Response 2: Thanks for your suggestions. Our explanation is as follows:

In this study, we designed and manufactured a robust three-dimensional (3D) hierarchically rough sheetlike membrane, namely MgAl-LDH and Sep were evenly covered over CA membranes through layers and layers. The 3D structure uses the CA film as a substrate, LDH is selected as a 2D layer, and then Sep was introduced as a 3D layer. However, because of the strong electrostatic interaction and hydrogen bond between LDH and Sep, and the loose LDH, in some areas, LDH will break away from the original layer and insert into the layer of Sep. This phenomenon is also verified by AFM. Moreover, the smaller amount of Sep added results in a thinner Sep layer, so many LDH particles can be seen on the surface of the membrane in Figure 2(b1). With the increase of Sep, the Sep uniformly covered on the surface of membrane which displayed in Fig. S2 (b). Figure S2 (b) was shown in Supporting information. To avoid unnecessary misunderstanding, I have made a correction in the article.

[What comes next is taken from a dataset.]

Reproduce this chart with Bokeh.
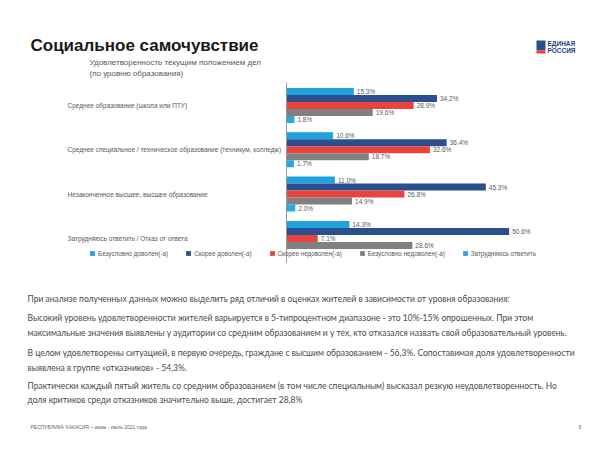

Point 3：Figure 6: The variation of contact angle data can be due to variation of surface roughness and surface porosity of different samples. How did the authors consider these influential parameters?

Response 3: Thank you for your reminder. At first, the hydrophilicity of the material increase will reduce its contact angle. In this paper, the material has excellent hydrophilicity which is attributed to its abundant hydrophilic groups. Secondly, Quéré David et al. discuss the relationship between wettability and roughness ^[1]. For surfaces with a contact angle of less than 90 degrees (non-hydrophobic surfaces), the literature indicated that the surface roughness increase will reduce its contact angle. The AFM data herein demonstrates that the composite film roughness increase compared to the pure LDH-M film. Thirdly, the contact angle is related to the porosity and permeability of the membrane. The greater the porosity and permeability of the membrane, the measured contact angle will be smaller.

The literature is as follows:

[1] Quéré, David. Wetting and Roughness[J]. Annual Review of Materials Research, 2008, 38(1):71-99.

Point 4：It was claimed that the prepared composite membranes have high thermal stability, however, no experimental characterization is provided. How did the authors evaluate the thermal stability of the prepared membranes?

Response 4: Thank you for your professional comments. We are very sorry for our mistake. The thermally stability at the beginning of the article is a writing error. Our technology did not reach such experimental standard. In this study, we only studied the durability and stability of the membrane. The durability and stability of the filtration membrane was evaluated by cyclic experiments, contact angle measure in acid-base salt environments and immersion experiments. We have carefully revised the full manuscript and will no longer have similar writing errors. Thank you for your comments. If there is a chance in the future, I will study more about this.

Non-scientific comments:

Point 1：English (grammar, type, and punctuation) needs significant improvement. Few examples are:

-Page 1, Abstract, line 15: “is designing a highly efficient and flux material”

-Page 1, Abstract, line 18: “composite membranes hierarchical architecture via in 3D hierarchical architectures construction methods.”

-Page 10, line 252: “membranes also were low oil adhesiveness to underwater oil”

-Page 15, line 358: “membranes with the multifunction of anionic and cationic dyes”

Response 1: Thank you for your correction. We are sorry for our errors. We have carefully revised the full manuscript, and tried to improve the language level and avoid grammatical mistakes. All modifications will not change the original meaning.

Point 2：Page3, “scheme 1”should be named as “Figure 1”.The number of other figures need to be changed accordingly.

Response 2: Thank you, this section has been changed in the text. The order of the diagrams has also been changed accordingly.

Point 3：Page 5, line 175: The stability of the composite film cannot be evaluated based on SEM photograph. Revision is needed.

Response 3: Thank you for your professional advice. The SEM image herein is not used to illustrate the stability of the film. The photograph of the film simply indicates that the film is not easily fall off. In this study, we studied the durability and stability of the membrane. The durability and stability of the filtration membrane was evaluated by cyclic experiments, contact angle measure in acid-base salt environments and immersion experiments.

Point 4：Page 8, Fgure4, the range of the vertical aixs of the AFM images needs to be equal to allow easier comparison of the surface topography.

Response 4: Thank you for your comment. The range of the vertical aixs of the AFM images is equal. It's just that the starting point value of z is different.

Point 5：Figure 11, the Y-axis for rejection should be changed to 93 to 100 instead of 0.93 to 1.0. Same comment for Figure 13.

Response 5: Thank you for your correction. We have corrected the values on the Y-axis of the rejection rate in the figure.

Point 6：Figure 12 & Figure S4: Numbers should be presented with similar significant digits.

Response 6: Thank you for your reminder. This part has been corrected on the figure.

Point 7：Table S2: The surface roughness data is suggested to be presented in unit of "nm". Also, standard deviation needs to be reported for the data.

Response 7: Thank you for your thoughtful suggestions. The unit of the surface roughness data has been changed to "nm". The standard deviation has been added in Table S2 of the supporting information.

Author Response File: Author Response.docx

Round  2

Reviewer 1 Report

Authors revised the article significantly. It can be accepted for publication. 

Reviewer 2 Report

The authors have addressed all the comments appropriately. The manuscript can be published in the present form.